# Prove that a planar graph with all vertices degree $3$ must has a face with at most $5$ edges.

I have some problems when I prove "For a planar graph $$G$$ and $$\deg(v) = 3$$ for any vertex $$v$$, there is a face with at most $$5$$ edges". I want to prove with contradiction.
Suppose that every face has more than $$5$$ edges.
Then $$2e > 5r$$ ($$e$$ is the number of edges and $$r$$ is the number of faces) because each edge occurs on the boundary of a face exactly twice.
Also, I can get $$2e = 3v$$. (for every edges has $$2$$ vertices)
So we have $$3v > 5r$$.
Then, with Euler's formular: $$r = e - v + 1$$, and $$2e = 3r, 3v > 5r$$ we can get $$r > 20$$.

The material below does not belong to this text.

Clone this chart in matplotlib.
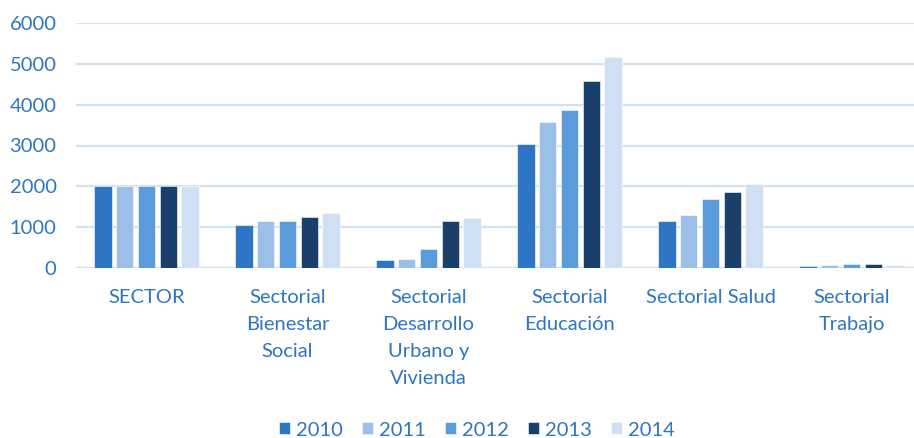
import matplotlib
matplotlib.use("Agg")
import matplotlib.pyplot as plt
import numpy as np

categories = ["SECTOR", "Sectorial\nBienestar\nSocial", "Sectorial\nDesarrollo\nUrbano y\nVivienda",
              "Sectorial\nEducación", "Sectorial Salud", "Sectorial\nTrabajo"]
years = ["2010", "2011", "2012", "2013", "2014"]
v2010 = [2000, 1060, 205, 3040, 1160, 55]
v2011 = [2000, 1150, 220, 3570, 1300, 80]
v2012 = [2000, 1145, 455, 3860, 1680, 100]
v2013 = [2000, 1255, 1150, 4570, 1870, 90]
v2014 = [2000, 1340, 1235, 5160, 2060, 75]
series = [v2010, v2011, v2012, v2013, v2014]
colors = ["#2E75C5", "#9BBFE7", "#5B9ADB", "#1B3F6B", "#CFE0F4"]
yticks = [0, 1000, 2000, 3000, 4000, 5000, 6000]

text_color = "#2F75C2"
plt.rcParams['font.family'] = ['Lato', 'DejaVu Sans']
fs = 14.5

fig = plt.figure(figsize=(9.14, 4.38), dpi=100)
W, H = 914, 438
left, right = 76, 922
bottom, top = 268, 23
ax = fig.add_axes([left / W, 1 - bottom / H, (right - left) / W, (bottom - top) / H])

x = np.arange(len(categories))
bw = 0.122
step = 0.154
for i, (vals, c, yr) in enumerate(zip(series, colors, years)):
    ax.bar(x + (i - 2) * step, vals, width=bw, color=c, label=yr, zorder=3,
           edgecolor="white", linewidth=0.4)

ax.set_xlim(-0.5, len(categories) - 0.5)
ax.set_ylim(0, 6000)
ax.set_yticks(yticks)
ax.set_yticklabels([str(t) for t in yticks], fontsize=fs, color=text_color)
ax.set_xticks(x)
ax.set_xticklabels(categories, fontsize=fs, color=text_color, linespacing=1.72, va="top")
ax.tick_params(axis="both", length=0)
ax.tick_params(axis="x", pad=15)
ax.tick_params(axis="y", pad=14)
ax.grid(axis="y", color="#D3E2F3", linewidth=1.6, zorder=0)
for s in ax.spines.values():
    s.set_visible(False)
ax.axhline(0, color="#D3E2F3", linewidth=1.6, zorder=2)

leg = fig.legend(loc="center", bbox_to_anchor=(477 / W, 1 - 430 / H), ncol=5, frameon=False,
                 fontsize=fs, handlelength=0.55, handleheight=0.55, handletextpad=0.3,
                 columnspacing=0.95)
for t in leg.get_texts():
    t.set_color(text_color)

fig.savefig("out.png", dpi=100)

• Instead of $2e>5r$, you may get more mileage out of $2e\ge6r$. Jun 10, 2020 at 12:25
If $$G = (V, E)$$ is a planar graph with $$|E|\geq g$$ and no cycle of length $$< g$$, then $$e \leq \frac{g}{g − 2}(v − 2)$$. This is a standard generalisation of the result $$e \leq 3v-6$$ which can be proved easily.
In this problem $$g=6$$, so we get $$e \leq \frac{3}{2}(v-2)$$, but since all vertices have degree $$3$$, number of edges is exactly equal to $$\frac{3v}{2}$$, hence a contradiction. Hence the graph must have a face with at most 5 edges.